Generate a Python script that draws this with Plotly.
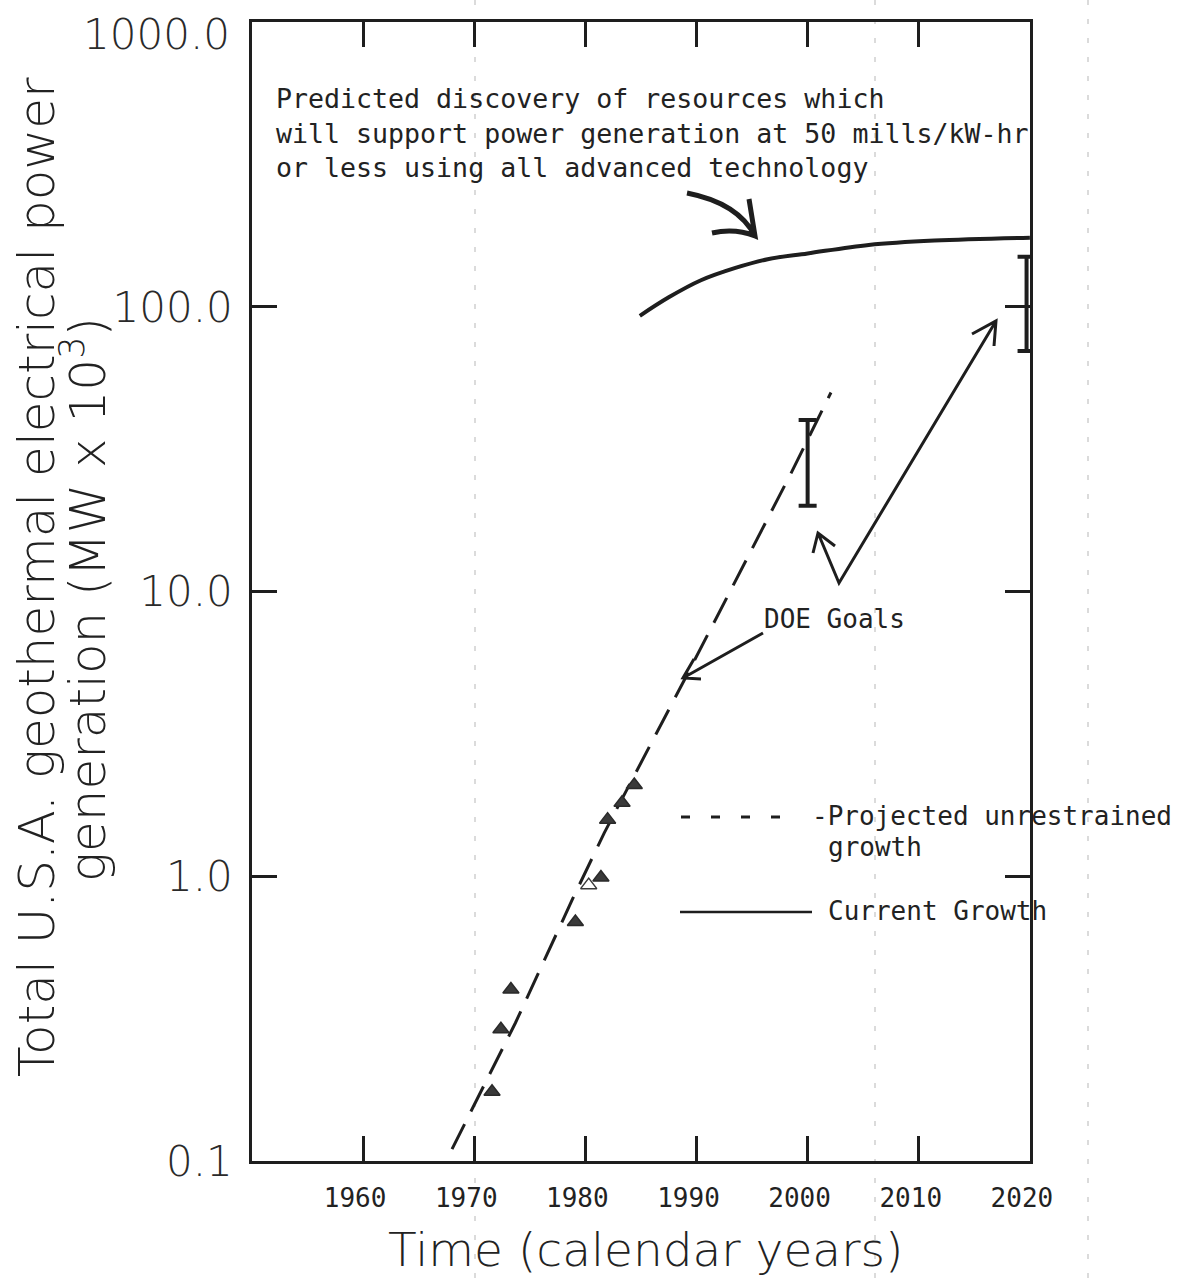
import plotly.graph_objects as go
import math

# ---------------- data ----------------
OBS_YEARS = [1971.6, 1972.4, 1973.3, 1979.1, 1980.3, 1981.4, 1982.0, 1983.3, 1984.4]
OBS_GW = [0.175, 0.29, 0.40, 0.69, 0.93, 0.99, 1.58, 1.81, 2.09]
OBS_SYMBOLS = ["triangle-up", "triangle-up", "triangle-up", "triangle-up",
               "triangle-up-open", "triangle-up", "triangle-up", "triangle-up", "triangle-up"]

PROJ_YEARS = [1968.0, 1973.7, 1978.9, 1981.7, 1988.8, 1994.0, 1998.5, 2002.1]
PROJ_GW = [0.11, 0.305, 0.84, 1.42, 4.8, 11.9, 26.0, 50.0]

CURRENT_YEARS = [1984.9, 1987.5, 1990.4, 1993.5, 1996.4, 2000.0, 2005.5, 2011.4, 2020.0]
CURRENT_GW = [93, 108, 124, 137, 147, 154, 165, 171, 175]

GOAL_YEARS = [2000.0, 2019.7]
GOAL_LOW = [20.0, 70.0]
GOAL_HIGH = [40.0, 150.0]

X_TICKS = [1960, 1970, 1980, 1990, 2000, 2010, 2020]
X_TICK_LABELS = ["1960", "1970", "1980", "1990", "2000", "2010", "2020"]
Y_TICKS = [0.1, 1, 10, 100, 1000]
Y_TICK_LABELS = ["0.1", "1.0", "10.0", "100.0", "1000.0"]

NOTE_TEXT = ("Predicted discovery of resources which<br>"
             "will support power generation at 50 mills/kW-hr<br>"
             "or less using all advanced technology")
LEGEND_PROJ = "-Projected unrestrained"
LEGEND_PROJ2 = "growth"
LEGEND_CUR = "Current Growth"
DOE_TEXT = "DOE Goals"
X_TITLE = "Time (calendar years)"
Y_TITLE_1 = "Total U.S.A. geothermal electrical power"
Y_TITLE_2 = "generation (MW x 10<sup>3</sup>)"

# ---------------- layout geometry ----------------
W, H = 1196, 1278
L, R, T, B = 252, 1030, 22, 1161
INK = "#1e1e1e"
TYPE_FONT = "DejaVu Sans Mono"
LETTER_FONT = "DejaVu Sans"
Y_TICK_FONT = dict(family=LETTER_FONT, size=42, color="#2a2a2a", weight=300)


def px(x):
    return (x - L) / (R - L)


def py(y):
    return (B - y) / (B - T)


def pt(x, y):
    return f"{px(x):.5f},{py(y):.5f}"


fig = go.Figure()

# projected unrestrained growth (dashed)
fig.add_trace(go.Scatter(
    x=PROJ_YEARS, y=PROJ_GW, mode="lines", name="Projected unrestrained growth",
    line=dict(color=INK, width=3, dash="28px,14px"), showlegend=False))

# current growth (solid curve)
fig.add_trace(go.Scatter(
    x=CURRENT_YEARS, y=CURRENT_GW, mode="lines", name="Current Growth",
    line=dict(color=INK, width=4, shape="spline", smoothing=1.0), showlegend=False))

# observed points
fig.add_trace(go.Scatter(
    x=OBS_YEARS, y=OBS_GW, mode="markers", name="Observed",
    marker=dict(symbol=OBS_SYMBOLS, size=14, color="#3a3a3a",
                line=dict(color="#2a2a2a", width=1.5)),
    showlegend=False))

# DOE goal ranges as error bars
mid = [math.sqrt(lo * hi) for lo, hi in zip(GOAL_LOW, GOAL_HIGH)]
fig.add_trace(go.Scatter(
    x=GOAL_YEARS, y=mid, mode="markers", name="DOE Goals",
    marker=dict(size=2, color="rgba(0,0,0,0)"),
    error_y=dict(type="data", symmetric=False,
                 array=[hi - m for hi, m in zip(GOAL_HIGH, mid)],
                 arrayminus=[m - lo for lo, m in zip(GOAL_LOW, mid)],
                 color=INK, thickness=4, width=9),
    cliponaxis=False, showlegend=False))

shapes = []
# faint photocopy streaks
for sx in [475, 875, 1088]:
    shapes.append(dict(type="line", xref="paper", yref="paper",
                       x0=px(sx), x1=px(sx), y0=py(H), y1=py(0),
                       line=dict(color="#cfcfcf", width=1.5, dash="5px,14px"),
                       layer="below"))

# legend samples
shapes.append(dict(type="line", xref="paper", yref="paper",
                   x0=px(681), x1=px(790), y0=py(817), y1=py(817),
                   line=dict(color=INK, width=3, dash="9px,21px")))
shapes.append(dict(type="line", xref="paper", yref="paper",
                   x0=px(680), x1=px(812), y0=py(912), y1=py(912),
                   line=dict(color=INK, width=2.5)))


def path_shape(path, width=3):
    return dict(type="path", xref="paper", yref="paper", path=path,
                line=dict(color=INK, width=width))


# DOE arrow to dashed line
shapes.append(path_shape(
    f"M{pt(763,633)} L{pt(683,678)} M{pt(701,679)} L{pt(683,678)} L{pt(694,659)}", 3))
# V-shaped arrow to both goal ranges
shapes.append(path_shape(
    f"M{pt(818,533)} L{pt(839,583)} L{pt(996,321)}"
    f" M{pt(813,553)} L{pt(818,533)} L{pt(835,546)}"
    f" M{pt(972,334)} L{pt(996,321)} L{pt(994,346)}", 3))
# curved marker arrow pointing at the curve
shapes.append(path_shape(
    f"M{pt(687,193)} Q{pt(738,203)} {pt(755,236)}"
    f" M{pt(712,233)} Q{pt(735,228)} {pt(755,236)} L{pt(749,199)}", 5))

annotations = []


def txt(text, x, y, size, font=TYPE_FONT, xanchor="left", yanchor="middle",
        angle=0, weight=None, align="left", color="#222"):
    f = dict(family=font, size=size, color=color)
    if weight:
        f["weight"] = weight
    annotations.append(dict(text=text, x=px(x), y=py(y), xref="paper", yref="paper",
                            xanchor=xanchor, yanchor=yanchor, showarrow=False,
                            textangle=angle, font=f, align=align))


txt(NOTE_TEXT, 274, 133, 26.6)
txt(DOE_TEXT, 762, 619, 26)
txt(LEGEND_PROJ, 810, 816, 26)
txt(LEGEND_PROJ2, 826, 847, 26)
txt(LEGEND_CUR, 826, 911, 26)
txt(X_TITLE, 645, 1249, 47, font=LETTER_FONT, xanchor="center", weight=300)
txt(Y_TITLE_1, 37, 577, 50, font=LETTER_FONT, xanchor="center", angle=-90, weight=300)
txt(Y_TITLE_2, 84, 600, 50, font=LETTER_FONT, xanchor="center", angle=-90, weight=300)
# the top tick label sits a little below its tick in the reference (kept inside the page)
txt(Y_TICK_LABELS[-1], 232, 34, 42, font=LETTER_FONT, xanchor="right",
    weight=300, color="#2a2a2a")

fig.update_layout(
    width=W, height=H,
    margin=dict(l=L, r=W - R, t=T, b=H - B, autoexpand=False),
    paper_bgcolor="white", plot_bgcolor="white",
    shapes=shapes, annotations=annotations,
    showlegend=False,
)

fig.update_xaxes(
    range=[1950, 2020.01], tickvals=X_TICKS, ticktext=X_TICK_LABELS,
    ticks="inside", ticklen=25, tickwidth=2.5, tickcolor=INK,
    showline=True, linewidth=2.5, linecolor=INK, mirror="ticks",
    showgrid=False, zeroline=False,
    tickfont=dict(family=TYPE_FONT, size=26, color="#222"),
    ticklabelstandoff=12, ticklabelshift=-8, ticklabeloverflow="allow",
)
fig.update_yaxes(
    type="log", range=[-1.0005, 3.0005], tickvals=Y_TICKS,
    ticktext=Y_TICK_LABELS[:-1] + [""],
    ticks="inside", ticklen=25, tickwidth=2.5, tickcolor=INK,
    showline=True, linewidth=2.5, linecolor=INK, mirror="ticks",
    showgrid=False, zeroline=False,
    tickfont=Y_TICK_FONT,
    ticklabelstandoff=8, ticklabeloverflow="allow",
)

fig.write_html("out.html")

Prompt> The data above needs to be retyped exactly, with the images left out.

Exercise response>
Generate a Python script that draws this with Plotly.
import plotly.graph_objects as go
import math

# ---------------- data ----------------
OBS_YEARS = [1971.6, 1972.4, 1973.3, 1979.1, 1980.3, 1981.4, 1982.0, 1983.3, 1984.4]
OBS_GW = [0.175, 0.29, 0.40, 0.69, 0.93, 0.99, 1.58, 1.81, 2.09]
OBS_SYMBOLS = ["triangle-up", "triangle-up", "triangle-up", "triangle-up",
               "triangle-up-open", "triangle-up", "triangle-up", "triangle-up", "triangle-up"]

PROJ_YEARS = [1968.0, 1973.7, 1978.9, 1981.7, 1988.8, 1994.0, 1998.5, 2002.1]
PROJ_GW = [0.11, 0.305, 0.84, 1.42, 4.8, 11.9, 26.0, 50.0]

CURRENT_YEARS = [1984.9, 1987.5, 1990.4, 1993.5, 1996.4, 2000.0, 2005.5, 2011.4, 2020.0]
CURRENT_GW = [93, 108, 124, 137, 147, 154, 165, 171, 175]

GOAL_YEARS = [2000.0, 2019.7]
GOAL_LOW = [20.0, 70.0]
GOAL_HIGH = [40.0, 150.0]

X_TICKS = [1960, 1970, 1980, 1990, 2000, 2010, 2020]
X_TICK_LABELS = ["1960", "1970", "1980", "1990", "2000", "2010", "2020"]
Y_TICKS = [0.1, 1, 10, 100, 1000]
Y_TICK_LABELS = ["0.1", "1.0", "10.0", "100.0", "1000.0"]

NOTE_TEXT = ("Predicted discovery of resources which<br>"
             "will support power generation at 50 mills/kW-hr<br>"
             "or less using all advanced technology")
LEGEND_PROJ = "-Projected unrestrained"
LEGEND_PROJ2 = "growth"
LEGEND_CUR = "Current Growth"
DOE_TEXT = "DOE Goals"
X_TITLE = "Time (calendar years)"
Y_TITLE_1 = "Total U.S.A. geothermal electrical power"
Y_TITLE_2 = "generation (MW x 10<sup>3</sup>)"

# ---------------- layout geometry ----------------
W, H = 1196, 1278
L, R, T, B = 252, 1030, 22, 1161
INK = "#1e1e1e"
TYPE_FONT = "DejaVu Sans Mono"
LETTER_FONT = "DejaVu Sans"
Y_TICK_FONT = dict(family=LETTER_FONT, size=42, color="#2a2a2a", weight=300)


def px(x):
    return (x - L) / (R - L)


def py(y):
    return (B - y) / (B - T)


def pt(x, y):
    return f"{px(x):.5f},{py(y):.5f}"


fig = go.Figure()

# projected unrestrained growth (dashed)
fig.add_trace(go.Scatter(
    x=PROJ_YEARS, y=PROJ_GW, mode="lines", name="Projected unrestrained growth",
    line=dict(color=INK, width=3, dash="28px,14px"), showlegend=False))

# current growth (solid curve)
fig.add_trace(go.Scatter(
    x=CURRENT_YEARS, y=CURRENT_GW, mode="lines", name="Current Growth",
    line=dict(color=INK, width=4, shape="spline", smoothing=1.0), showlegend=False))

# observed points
fig.add_trace(go.Scatter(
    x=OBS_YEARS, y=OBS_GW, mode="markers", name="Observed",
    marker=dict(symbol=OBS_SYMBOLS, size=14, color="#3a3a3a",
                line=dict(color="#2a2a2a", width=1.5)),
    showlegend=False))

# DOE goal ranges as error bars
mid = [math.sqrt(lo * hi) for lo, hi in zip(GOAL_LOW, GOAL_HIGH)]
fig.add_trace(go.Scatter(
    x=GOAL_YEARS, y=mid, mode="markers", name="DOE Goals",
    marker=dict(size=2, color="rgba(0,0,0,0)"),
    error_y=dict(type="data", symmetric=False,
                 array=[hi - m for hi, m in zip(GOAL_HIGH, mid)],
                 arrayminus=[m - lo for lo, m in zip(GOAL_LOW, mid)],
                 color=INK, thickness=4, width=9),
    cliponaxis=False, showlegend=False))

shapes = []
# faint photocopy streaks
for sx in [475, 875, 1088]:
    shapes.append(dict(type="line", xref="paper", yref="paper",
                       x0=px(sx), x1=px(sx), y0=py(H), y1=py(0),
                       line=dict(color="#cfcfcf", width=1.5, dash="5px,14px"),
                       layer="below"))

# legend samples
shapes.append(dict(type="line", xref="paper", yref="paper",
                   x0=px(681), x1=px(790), y0=py(817), y1=py(817),
                   line=dict(color=INK, width=3, dash="9px,21px")))
shapes.append(dict(type="line", xref="paper", yref="paper",
                   x0=px(680), x1=px(812), y0=py(912), y1=py(912),
                   line=dict(color=INK, width=2.5)))


def path_shape(path, width=3):
    return dict(type="path", xref="paper", yref="paper", path=path,
                line=dict(color=INK, width=width))


# DOE arrow to dashed line
shapes.append(path_shape(
    f"M{pt(763,633)} L{pt(683,678)} M{pt(701,679)} L{pt(683,678)} L{pt(694,659)}", 3))
# V-shaped arrow to both goal ranges
shapes.append(path_shape(
    f"M{pt(818,533)} L{pt(839,583)} L{pt(996,321)}"
    f" M{pt(813,553)} L{pt(818,533)} L{pt(835,546)}"
    f" M{pt(972,334)} L{pt(996,321)} L{pt(994,346)}", 3))
# curved marker arrow pointing at the curve
shapes.append(path_shape(
    f"M{pt(687,193)} Q{pt(738,203)} {pt(755,236)}"
    f" M{pt(712,233)} Q{pt(735,228)} {pt(755,236)} L{pt(749,199)}", 5))

annotations = []


def txt(text, x, y, size, font=TYPE_FONT, xanchor="left", yanchor="middle",
        angle=0, weight=None, align="left", color="#222"):
    f = dict(family=font, size=size, color=color)
    if weight:
        f["weight"] = weight
    annotations.append(dict(text=text, x=px(x), y=py(y), xref="paper", yref="paper",
                            xanchor=xanchor, yanchor=yanchor, showarrow=False,
                            textangle=angle, font=f, align=align))


txt(NOTE_TEXT, 274, 133, 26.6)
txt(DOE_TEXT, 762, 619, 26)
txt(LEGEND_PROJ, 810, 816, 26)
txt(LEGEND_PROJ2, 826, 847, 26)
txt(LEGEND_CUR, 826, 911, 26)
txt(X_TITLE, 645, 1249, 47, font=LETTER_FONT, xanchor="center", weight=300)
txt(Y_TITLE_1, 37, 577, 50, font=LETTER_FONT, xanchor="center", angle=-90, weight=300)
txt(Y_TITLE_2, 84, 600, 50, font=LETTER_FONT, xanchor="center", angle=-90, weight=300)
# the top tick label sits a little below its tick in the reference (kept inside the page)
txt(Y_TICK_LABELS[-1], 232, 34, 42, font=LETTER_FONT, xanchor="right",
    weight=300, color="#2a2a2a")

fig.update_layout(
    width=W, height=H,
    margin=dict(l=L, r=W - R, t=T, b=H - B, autoexpand=False),
    paper_bgcolor="white", plot_bgcolor="white",
    shapes=shapes, annotations=annotations,
    showlegend=False,
)

fig.update_xaxes(
    range=[1950, 2020.01], tickvals=X_TICKS, ticktext=X_TICK_LABELS,
    ticks="inside", ticklen=25, tickwidth=2.5, tickcolor=INK,
    showline=True, linewidth=2.5, linecolor=INK, mirror="ticks",
    showgrid=False, zeroline=False,
    tickfont=dict(family=TYPE_FONT, size=26, color="#222"),
    ticklabelstandoff=12, ticklabelshift=-8, ticklabeloverflow="allow",
)
fig.update_yaxes(
    type="log", range=[-1.0005, 3.0005], tickvals=Y_TICKS,
    ticktext=Y_TICK_LABELS[:-1] + [""],
    ticks="inside", ticklen=25, tickwidth=2.5, tickcolor=INK,
    showline=True, linewidth=2.5, linecolor=INK, mirror="ticks",
    showgrid=False, zeroline=False,
    tickfont=Y_TICK_FONT,
    ticklabelstandoff=8, ticklabeloverflow="allow",
)

fig.write_html("out.html")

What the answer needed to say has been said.